Moody's still has the Bahamas 'on probation', warning: "Moody's would downgrade the rating if, over the next 12-18 months, we observe that fiscal consolidation efforts are unlikely to reduce deficits to levels that would reverse the trend of rising debt ratios and lead to a stabilisation of government debt metrics.
"Downward ratings pressure would also emerge if economic growth were to underperform relative to government expectations, negatively impacting revenues and overall fiscal metrics. We would also consider a downgrade if contingent liabilities stemming from Bank of the Bahamas - or other state-owned enterprises - materialise on to the sovereign's balance sheet, leading to a material worsening of government debt metrics."
The rating agency said the savings from the Government's public sector downsizings, including the decision not to renew the contracts of many short-term, temporary workers would take time to materialise.

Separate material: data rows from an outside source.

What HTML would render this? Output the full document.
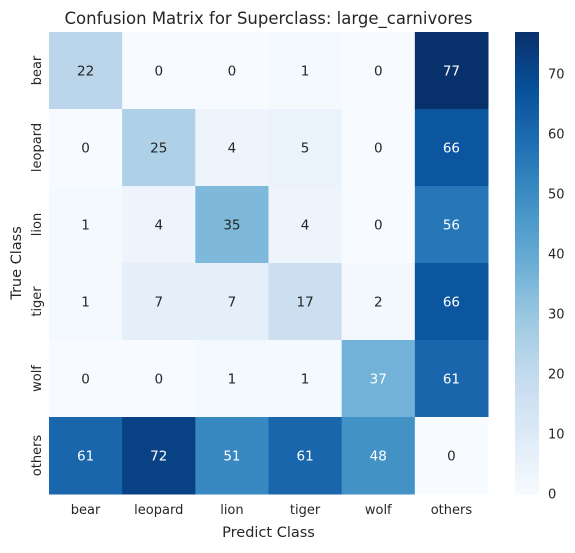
<!DOCTYPE html>
<html><head><meta charset="utf-8"><style>
body{margin:0;background:#fff;font-family:"Liberation Sans","DejaVu Sans",sans-serif}
</style></head><body>
<svg id="c" width="575" height="548" xmlns="http://www.w3.org/2000/svg" font-family="DejaVu Sans, Liberation Sans, sans-serif"></svg>
<script>
const rowLabels=["bear","leopard","lion","tiger","wolf","others"];
const colLabels=["bear","leopard","lion","tiger","wolf","others"];
const matrix=[
[22,0,0,1,0,77],
[0,25,4,5,0,66],
[1,4,35,4,0,56],
[1,7,7,17,2,66],
[0,0,1,1,37,61],
[61,72,51,61,48,0]];
const cbTicks=[0,10,20,30,40,50,60,70];
const vmin=0,vmax=77;
const L=49,R=488,T=32,B=494;
const cw=(R-L)/colLabels.length, ch=(B-T)/rowLabels.length;
const stops=["#f7fbff","#deebf7","#c6dbef","#9ecae1","#6baed6","#4292c6","#2171b5","#08519c","#08306b"].map(h=>[1,3,5].map(i=>parseInt(h.substr(i,2),16)));
function cmap(v){let t=Math.max(0,Math.min(1,(v-vmin)/(vmax-vmin)))*8;let i=Math.min(7,Math.floor(t));let f=t-i;return stops[i].map((c,k)=>Math.round(c+(stops[i+1][k]-c)*f));}
function lum(rgb){const c=rgb.map(x=>{x/=255;return x<=0.03928?x/12.92:Math.pow((x+0.055)/1.055,2.4)});return 0.2126*c[0]+0.7152*c[1]+0.0722*c[2];}
const svg=document.getElementById('c');const NS="http://www.w3.org/2000/svg";
function el(tag,attrs,text){const e=document.createElementNS(NS,tag);for(const k in attrs)e.setAttribute(k,attrs[k]);if(text!==undefined)e.textContent=text;svg.appendChild(e);return e;}
const xs=j=>L+j*cw, ys=i=>T+i*ch;
matrix.forEach((row,i)=>row.forEach((v,j)=>{
 const col=cmap(v);
 const r=el('rect',{x:xs(j),y:ys(i),width:cw+0.5,height:ch+0.5,fill:`rgb(${col})`});
 
 
 const t=el('text',{x:xs(j)+cw/2,y:ys(i)+ch/2+5,'text-anchor':'middle','font-size':13.5,fill:lum(col)>0.42?'#262626':'#ffffff'},v);
 
 
}));
colLabels.forEach((c,j)=>{const t=el('text',{x:xs(j)+cw/2,y:514,'text-anchor':'middle','font-size':13,fill:'#262626'},c);
 
 });
rowLabels.forEach((c,i)=>{const y=ys(i)+ch/2;const t=el('text',{x:0,y:0,transform:`translate(41,${y}) rotate(-90)`,'text-anchor':'middle','font-size':13,fill:'#262626'},c);
 
 });
let t=el('text',{x:(L+R)/2,y:537,'text-anchor':'middle','font-size':14.5,fill:'#262626'},'Predict Class');

t=el('text',{x:0,y:0,transform:`translate(21,${(T+B)/2}) rotate(-90)`,'text-anchor':'middle','font-size':14.5,fill:'#262626'},'True Class');

t=el('text',{x:(L+R)/2,y:24,'text-anchor':'middle','font-size':16.5,fill:'#262626'},'Confusion Matrix for Superclass: large_carnivores');

const cbL=515,cbR=539;const N=100;
for(let k=0;k<N;k++){const v0=vmin+(vmax-vmin)*k/N;const y0=B-(B-T)*(k+1)/N;
 const r=el('rect',{x:cbL,y:y0,width:cbR-cbL,height:(B-T)/N+0.6,fill:`rgb(${cmap(v0+(vmax-vmin)/N/2)})`});
 }
const cbY=v=>B-(v-vmin)/(vmax-vmin)*(B-T);
cbTicks.forEach(v=>{const tt=el('text',{x:548,y:cbY(v)+4.5,'font-size':13,fill:'#262626'},v);
 });
</script>
</body></html>
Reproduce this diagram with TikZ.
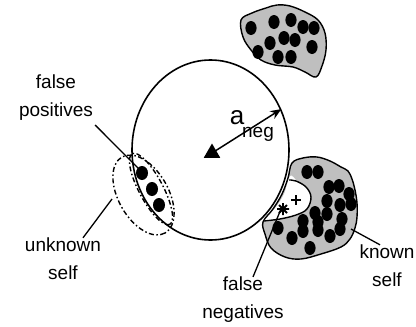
\documentclass[tikz,border=0pt]{standalone}
\usepackage{fontspec}
\setmainfont{Liberation Sans}
\usetikzlibrary{arrows.meta,shapes.geometric}

\begin{document}
\begin{tikzpicture}[x=1pt, y=-1pt, >={Stealth[length=11pt,width=9pt]},
  lbl/.style={font=\fontsize{19}{28}\selectfont, align=center, inner sep=0pt},
  blob/.style={draw, line width=1.4pt, fill=gray!50},
  fence/.style={line width=1.4pt, dash pattern=on 5pt off 2.5pt on 1.5pt off 2.5pt},
  lead/.style={line width=1.3pt}]
  \useasboundingbox (0,0) rectangle (416,327);
  % other self, far away
  \draw[blob] plot[smooth cycle, tension=0.6] coordinates {(241,20) (252,13) (266,8) (277,5) (290,6) (305,12) (318,20) (325,33) (326,50) (322,66) (316,77) (305,72) (293,67) (275,65) (261,60) (251,50) (243,37)};
  \foreach \x/\y in {251/28,274/22,291/20,303/27,314/28,270/43,284/38,295/40,258/52,278/57,291/57,312/47}
    \fill (\x,\y) ellipse (5.6 and 7);
  % known self
  \fill[gray!50] plot[smooth cycle, tension=0.6] coordinates {(292,163) (303,158) (317,157) (330,161) (341,167) (348,171) (352,179) (355,190) (357,203) (357,217) (355,228) (350,239) (341,247) (321,254) (301,259) (285,257) (271,248) (265,234) (263,222) (273,209) (282,194) (288,178)};
  \fill[white] plot[smooth cycle, tension=0.6] coordinates {(290,176) (284,194) (275,208) (262,221) (280,219) (296,215) (307,209) (311,197) (306,187) (297,181)};
  \draw[line width=1.4pt] plot[smooth cycle, tension=0.6] coordinates {(292,163) (303,158) (317,157) (330,161) (341,167) (348,171) (352,179) (355,190) (357,203) (357,217) (355,228) (350,239) (341,247) (321,254) (301,259) (285,257) (271,248) (265,234) (263,222) (273,209) (282,194) (288,178)};
  \draw[line width=1.4pt] plot[smooth, tension=0.6] coordinates {(264,221) (280,219) (296,215) (307,209) (311,197) (306,187) (296,181) (289,180)};
  \foreach \x/\y in {307/172,318/172,329/187,339/186,349/194,327/201,340/205,351/204,315/213,327/214,342/219,303/221,318/222,278/228,292/238,303/231,318/230,330/236,340/229,310/248}
    \fill (\x,\y) ellipse (5.6 and 7);
  \draw[line width=2pt] (291,200) -- (301,200) (296,195) -- (296,205);
  \draw[line width=1.8pt] (277,209) -- (289,209) (283,203) -- (283,215) (279,205) -- (287,213) (279,213) -- (287,205);
  % unknown self and the detector
  \draw[fence, rotate around={-60.5:(143.5,195)}] (143.5,195) ellipse (43.7 and 25);
  \draw[fence, rotate around={-62:(151,189)}] (151,189) ellipse (40 and 12);
  \foreach \x/\y in {142/173,152/189,159/205}
    \fill (\x,\y) ellipse (6 and 7);
  \node[draw, ellipse, line width=1.6pt, minimum width=157pt, minimum height=180pt, inner sep=0pt] (det) at (210.5,150) {};
  \node[regular polygon, regular polygon sides=3, fill, inner sep=0pt, minimum size=19pt] (ctr) at (212,153) {};
  \draw[->, line width=1.5pt] (ctr.center) -- (det.30);
  \node[font=\fontsize{26}{26}\selectfont, inner sep=0pt] (rad) at (237,118) {a};
  \node[lbl] (neg) at (258,134) {neg};
  % labels
  \node[lbl] (fp) at (56,98) {false\\positives};
  \node[lbl] (us) at (63,259) {unknown\\self};
  \node[lbl] (fn) at (243,300) {false\\negatives};
  \node[lbl] (ks) at (387,266) {known\\self};
  \coordinate (fpEnd) at (140,170);
  \coordinate (usEnd) at (112,199);
  \coordinate (fnEnd) at (281,209);
  \coordinate (ksEnd) at (351,229);
  \draw[lead] ([shift={(2pt,-4pt)}]fp.south east) -- (fpEnd);
  \draw[lead] ([xshift=20pt]us.north) -- (usEnd);
  \draw[lead] ([xshift=10pt]fn.north) -- (fnEnd);
  \draw[lead] (ksEnd) -- ([xshift=-7pt]ks.north);
\end{tikzpicture}
\end{document}
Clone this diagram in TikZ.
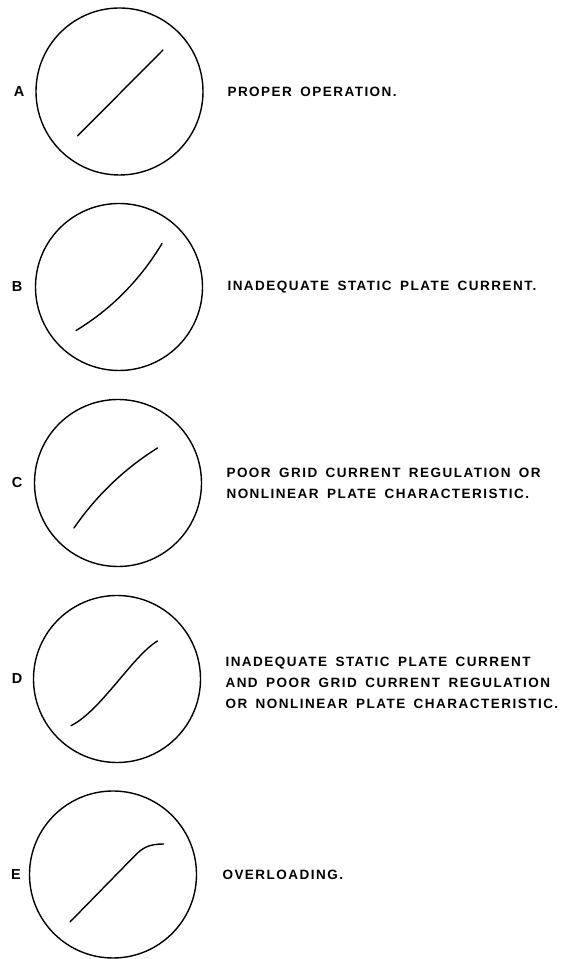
\documentclass[tikz,border=0pt]{standalone}
\usepackage{fontspec}
\setmainfont{Liberation Sans}[LetterSpace=11,WordSpace=1.6]
\usetikzlibrary{positioning}

\begin{document}
\begin{tikzpicture}[x=1pt,y=1pt,
    screen/.style={draw,circle,line width=1.4pt,minimum size=167pt,inner sep=0pt},
    trace/.style={line width=1.4pt,line cap=round},
    tag/.style={font=\fontsize{14.5}{16}\selectfont\bfseries},
    note/.style={anchor=west,align=left,font=\fontsize{13.5}{21}\selectfont\bfseries}]
    \useasboundingbox (0,0) rectangle (566,959);

    \node[screen] (scA) at (119.5,867.5) {};
    \node[screen] (scB) at (119,672) {};
    \node[screen] (scC) at (118,476) {};
    \node[screen] (scD) at (117,280) {};
    \node[screen] (scE) at (113,84.5) {};

    \node[tag] (labA) at (19,867.5) {A};
    \node[tag] (labB) at (17,672) {B};
    \node[tag] (labC) at (17,476) {C};
    \node[tag] (labD) at (17,280) {D};
    \node[tag] (labE) at (16,84.5) {E};

    \node[note] (txtA) at (224,867.5) {PROPER OPERATION.};
    \node[note] (txtB) at (224,672) {INADEQUATE STATIC PLATE CURRENT.};
    \node[note] (txtC) at (223,476) {POOR GRID CURRENT REGULATION OR\\NONLINEAR PLATE CHARACTERISTIC.};
    \node[note] (txtD) at (222,276) {INADEQUATE STATIC PLATE CURRENT\\AND POOR GRID CURRENT REGULATION\\OR NONLINEAR PLATE CHARACTERISTIC.};
    \node[note] (txtE) at (219,84.5) {OVERLOADING.};

    % traces on the screens
    \draw[trace,shift={(scA.center)}] (-42,-44.5) -- (43.5,41.5);
    \draw[trace,shift={(scB.center)}] (-43,-43.5) .. controls (-7.5,-22.2) and (21.7,8) .. (43,43.5);
    \draw[trace,shift={(scC.center)}] (-44,-45) .. controls (-22,-13) and (6.5,14.4) .. (39.5,35);
    \draw[trace,shift={(scD.center)}] (-46,-46.7) .. controls (-16,-31.7) and (15.5,23) .. (40.5,38);
    \draw[trace,shift={(scE.center)}] (-43,-47.5) -- (22,19) .. controls (30,27) and (36,30.5) .. (50.7,30.5);
\end{tikzpicture}
\end{document}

Noting the 6.3 per cent reduction in the public sector workforces size, from 40,990 to 38,435, as captured in November's Labour Force survey, Moody's said: "The decrease in public sector employment is consistent with the Government's pledge to reduce current expenditures - here, by reducing the public sector payroll and, in turn, payroll outlays - in support of fiscal consolidation objectives, although we think that the effects of these measures will become more apparent over time."
This is consistent with the mid-year Budget, which revealed the Government's wage bill - consisting of salaries and benefits - actually increased by $15 million year-over-year to $373 million for the six months to end-December 2017 despite the downsizing.
This was blamed on a combination of an "industrial agreement-related lump sum payment", worth $7.7 million, and $6 million in outstanding overtime payments to police officers. Severance payments to laid-off public sector workers, though, are likely to have been a further contributing factor.
Mid-year Budget data, though, indicates that the Government expects savings from the recent downsizings to come through in the 2017-2018 second half. It is now projecting an $8.282 million reduction in its emoluments (wages and benefits) bill to $733.477 million for the full year, implying that a $23 million-plus savings will be realised in the six months to end-June 2017.
Moody's, though, was more optimistic on the Bahamas' foreign direct investment (FDI) prospects, even though it pushed Baha Mar's completion - and the Rosewood's opening - back to June 1 instead of the repeatedly-touted March/April timeline. The $5.5 billion Oban Energies project also factored into this upbeat assessment.
The rating agency's GDP growth estimates were more subdued than the Government's, as it pegged 2017 GDP expansion at just 0.5 per cent compared to the Deputy Prime Minister's 1.7 per cent forecast from last week. Moody's 2018 estimate is for 2.2 per cent GDP growth, again slightly below the 2.5 per cent forecast by the Government and IMF.
With its 'negative' outlook on the Bahamas influenced by the impact of weaker-than-expected GDP growth and the country's vulnerability to hurricanes, Moody's said this would be upgraded to 'stable' should the Government succeed in slashing the fiscal deficit and reversing the trend of ever-rising national debt - now standing at over $7.5 billion.